It was billed as a retreat, but more than a few thought it was like a convention since there wasn’t a lot of down time. It was supposed to be a retreat, but it was, I think, a family reunion. We all, just short of 60, participated in the annual Clergy Retreat. We had pastors, chaplains, associate pastors, retired pastors, and a visiting military chaplain. They came from all around Texas and Louisiana, from congregations large and small; but we all had something in common: a love of God and one another.

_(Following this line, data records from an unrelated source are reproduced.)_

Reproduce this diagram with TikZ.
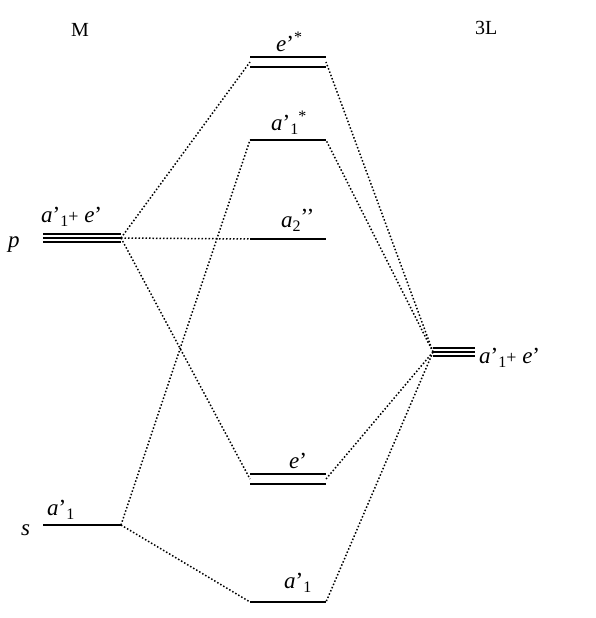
\documentclass[tikz,border=0pt]{standalone}
\usepackage{fontspec}
\setmainfont{Liberation Serif}
\newcommand\Lf{\fontsize{23}{26}\selectfont}
\newcommand\Sf{\fontsize{16}{18}\selectfont}
\newcommand\Pf{\fontsize{18}{20}\selectfont}
\newcommand\Mf{\fontsize{20}{23}\selectfont}
\newcommand\dn[1]{\raisebox{-4.5pt}{\Sf #1}}
\newcommand\up[1]{\raisebox{9pt}{\Sf #1}}
\begin{document}
\begin{tikzpicture}[x=1pt,y=-1pt,
  level/.style={line width=1.9pt},
  conn/.style={line width=1.5pt, dash pattern=on 1.5pt off 2pt},
  lbl/.style={font=\Lf, inner sep=0pt, anchor=base west},
  ttl/.style={font=\Mf, inner sep=0pt, anchor=base west}]
\useasboundingbox (0,0) rectangle (595,618);
% coordinates of level ends
\coordinate (pL) at (43,238); \coordinate (pR) at (121,238);
\coordinate (sL) at (43,525); \coordinate (sR) at (121,525);
\coordinate (esL) at (250,62); \coordinate (esR) at (326,62);
\coordinate (asL) at (250,140); \coordinate (asR) at (326,140);
\coordinate (a2L) at (250,239); \coordinate (a2R) at (326,239);
\coordinate (eL) at (250,479); \coordinate (eR) at (326,479);
\coordinate (a1L) at (250,602); \coordinate (a1R) at (326,602);
\coordinate (LL) at (433,352); \coordinate (LR) at (475,352);
% levels
\draw[level] ([yshift=-3.8pt]pL) -- ([yshift=-3.8pt]pR);
\draw[level] (pL) -- (pR);
\draw[level] ([yshift=3.6pt]pL) -- ([yshift=3.6pt]pR);
\draw[level] (sL) -- (sR);
\draw[level] ([yshift=-4.8pt]esL) -- ([yshift=-4.8pt]esR);
\draw[level] ([yshift=4.8pt]esL) -- ([yshift=4.8pt]esR);
\draw[level] (asL) -- (asR);
\draw[level] (a2L) -- (a2R);
\draw[level] ([yshift=-5pt]eL) -- ([yshift=-5pt]eR);
\draw[level] ([yshift=5pt]eL) -- ([yshift=5pt]eR);
\draw[level] (a1L) -- (a1R);
\draw[level] ([yshift=-4pt]LL) -- ([yshift=-4pt]LR);
\draw[level] (LL) -- (LR);
\draw[level] ([yshift=4.2pt]LL) -- ([yshift=4.2pt]LR);
% connectors
\draw[conn] (pR) -- (esL);
\draw[conn] (pR) -- (a2L);
\draw[conn] (pR) -- (eL);
\draw[conn] (sR) -- (asL);
\draw[conn] (sR) -- (a1L);
\draw[conn] (LL) -- (esR);
\draw[conn] (LL) -- (asR);
\draw[conn] (LL) -- (eR);
\draw[conn] (LL) -- (a1R);
% labels
\node[ttl] (tM) at (71,37) {M};
\node[ttl] (tL) at (475,35) {3L};
\node[lbl] (tp) at (8,247) {\textit{p}};
\node[lbl] (ts) at (21,535) {\textit{s}};
\node[lbl] (lp) at (41,222) {\textit{a}’\dn{1}{\Pf+} \textit{e}’};
\node[lbl] (les) at (276,52) {\textit{e}’\up{*}};
\node[lbl] (las) at (271,130) {\textit{a}’\dn{1}\up{*}};
\node[lbl] (la2) at (281,227) {\textit{a}\dn{2}\raisebox{3pt}{’’}};
\node[lbl] (lL) at (479,363) {\textit{a}’\dn{1}{\Pf+} \textit{e}’};
\node[lbl] (le) at (289,468) {\textit{e}’};
\node[lbl] (ls) at (47,515) {\textit{a}’\dn{1}};
\node[lbl] (la1) at (284,588) {\textit{a}’\dn{1}};
\end{tikzpicture}
\end{document}
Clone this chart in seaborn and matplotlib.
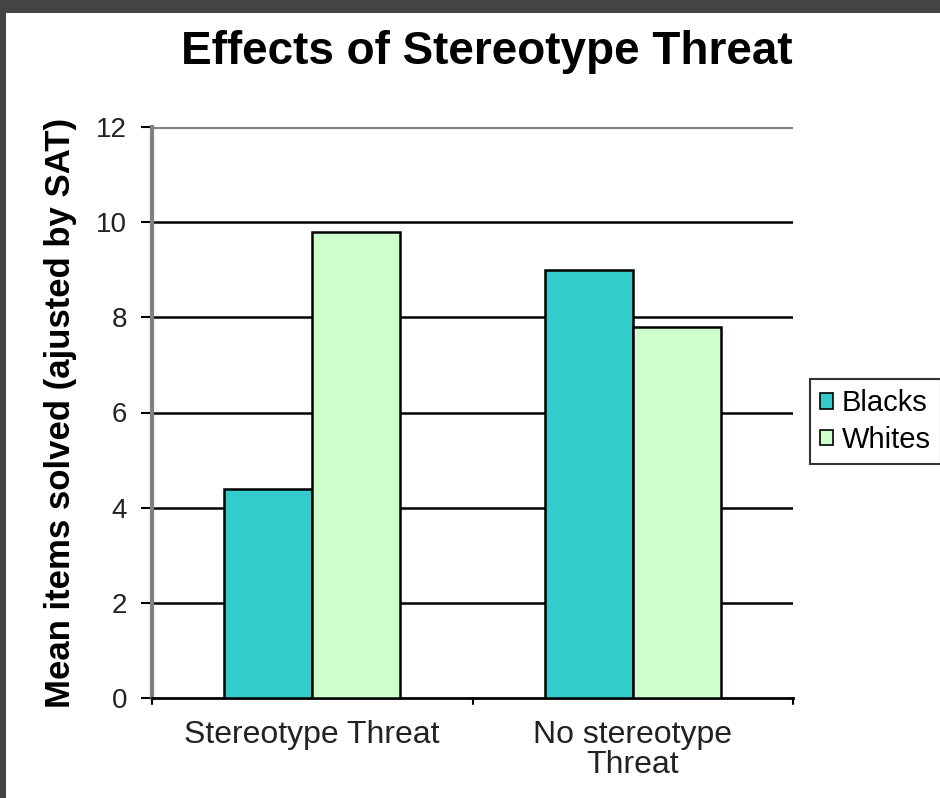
import pandas as pd
import matplotlib
matplotlib.use("Agg")
import matplotlib.pyplot as plt
import seaborn as sns
from matplotlib.patches import Rectangle, Patch

conditions = ["Stereotype Threat", "No stereotype\nThreat"]
groups = ["Blacks", "Whites"]
blacks = [4.4, 9.0]
whites = [9.8, 7.8]
yticks = [0, 2, 4, 6, 8, 10, 12]

df = pd.DataFrame({
    "condition": conditions * 2,
    "group": ["Blacks"] * 2 + ["Whites"] * 2,
    "score": blacks + whites,
})

sns.set_style("white")
plt.rcParams["font.family"] = ["Liberation Sans", "DejaVu Sans"]
plt.rcParams["text.color"] = "black"

colors = {"Blacks": "#33CCCC", "Whites": "#CCFFCC"}

fig = plt.figure(figsize=(9.4, 7.98), dpi=100, facecolor="#444444")
# white canvas inside the dark frame
fig.patches.append(Rectangle((6 / 940, 0), 1, (798 - 13) / 798, transform=fig.transFigure,
                             facecolor="white", edgecolor="none", zorder=-10))
ax = fig.add_axes([152 / 940, 100 / 798, 641 / 940, 571 / 798])
ax.set_facecolor("white")

sns.barplot(data=df, x="condition", y="score", hue="group", order=conditions,
            hue_order=groups, palette=colors, saturation=1, width=0.55, edgecolor="black",
            linewidth=1.8, ax=ax, legend=False, zorder=3)

ax.set_ylim(0, 12)
ax.set_xlim(-0.5, 1.5)
ax.set_yticks(yticks)
ax.set_yticklabels([str(t) for t in yticks], fontsize=20, color="#222222")
for t in yticks[1:-1]:
    ax.axhline(t, color="black", linewidth=1.8, zorder=1)
ax.axhline(12, color="#808080", linewidth=3, zorder=1)

ax.set_xticks([0, 1])
ax.set_xticklabels(conditions, fontsize=23, color="#222222", linespacing=1.0)
ax.tick_params(axis="x", length=0, pad=16)
ax.tick_params(axis="y", length=8, width=1.5, color="black", pad=10, direction="out", left=True)
for xs in [-0.5, 0.5, 1.5]:
    ax.plot([xs, xs], [0, -0.12], color="black", linewidth=1.5, clip_on=False)

for s in ["top", "right"]:
    ax.spines[s].set_visible(False)
ax.spines["left"].set_color("#808080")
ax.spines["left"].set_linewidth(3)
ax.spines["bottom"].set_color("black")
ax.spines["bottom"].set_linewidth(2)

ax.set_xlabel("")
ax.set_ylabel("Mean items solved (ajusted by SAT)", fontsize=25, fontweight="bold",
              color="black", labelpad=14)
fig.text(487 / 940, 1 - 52 / 798, "Effects of Stereotype Threat", ha="center", va="center",
         fontsize=33, fontweight="bold", color="black")

handles = [Patch(facecolor=colors[g], edgecolor="black", linewidth=1.2) for g in groups]
leg = fig.legend(handles, groups, loc="upper left", bbox_to_anchor=(810 / 940, 1 - 379 / 798),
                 fontsize=21, frameon=True, fancybox=False, edgecolor="black",
                 handlelength=0.45, handleheight=0.45, handletextpad=0.3, borderpad=0.35,
                 labelspacing=0.3, borderaxespad=0)
leg.get_frame().set_linewidth(1.5)

fig.savefig("out.png", dpi=100, facecolor=fig.get_facecolor())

We are still at the front end of the coming Lenten season, but I have a confession to make. I love the people who lead our congregations and also those who serve as chaplains. Having done both in my career I know how demanding are the tasks. Our conference is blessed to be populated by such a fine group of caring and competent individuals. Honestly, I keep pinching myself at the opportunity to serve God alongside such a fine group. This latest time together also helped me to realize, despite the challenging times we all face as clergy, we have great morale. We are excited and determined to lead our people and congregations into the new day that God has for us.
The design of the retreat was two-fold. We had three devotional times of approximately 90 minutes each and three discussion areas of 90 minutes as well. Our devotional times were comprised of meditation, a scriptural narrative, more meditation about the passage, a small group discussion, and a closing with sharing in the full group.
Alternating with the devotional time was a discussion of three areas of priority going forward that came from a leadership retreat involving your South Central Board of Directors. The first area of discussion concerned the need for spiritual renewal on the part of clergy. Our operating assumption was that our congregations were highly unlikely to be spiritually vital unless their leaders are plugged in spiritually. We dialogued about our fear as progressives that a spirituality emphasis might make us appear to be someone we are not and about how we need to get over that fear.
The second area of discussion concerned the critical need for planting new congregations along with the necessity of moving away from the past tradition of buying and maintaining property. We termed this the “edifice complex.” Along with this came a discussion of the need to re-develop existing congregations that had fallen on hard times.
The third priority area concerned living out the Gospel ethics modeled by Jesus the Christ. Any honest reading of the New Testament gospels will confront one with the reality that Jesus was a prophetic presence in his world who spoke truth to power. The vast majority of his time and witness concerned feeding the hungry, freeing the oppressed, healing the sick, and embracing the outcast. Much of American Christianity is not living out this ideal, but we can, we should, and we in the UCC are attempting to do so.
The energy that surrounded our discussions was phenomenal, and one could not help but come away energized and excited. There were no lectures or special speakers at our retreat so the energy and excitement originated out of the minds and hearts of those present. Personally, I wish to thank all of the those present, including the staff at Slumber Falls, who gave of themselves so freely, thus creating a powerful and memorable experience.
So what about the next family gathering? June seems far away now, but it won’t be long. We will be gathering this year at the Cathedral of Hope in Dallas for our Annual Meeting. It will be an important time that you will not want to miss. So mark your calendars now for June 9-10. See you in Dallas.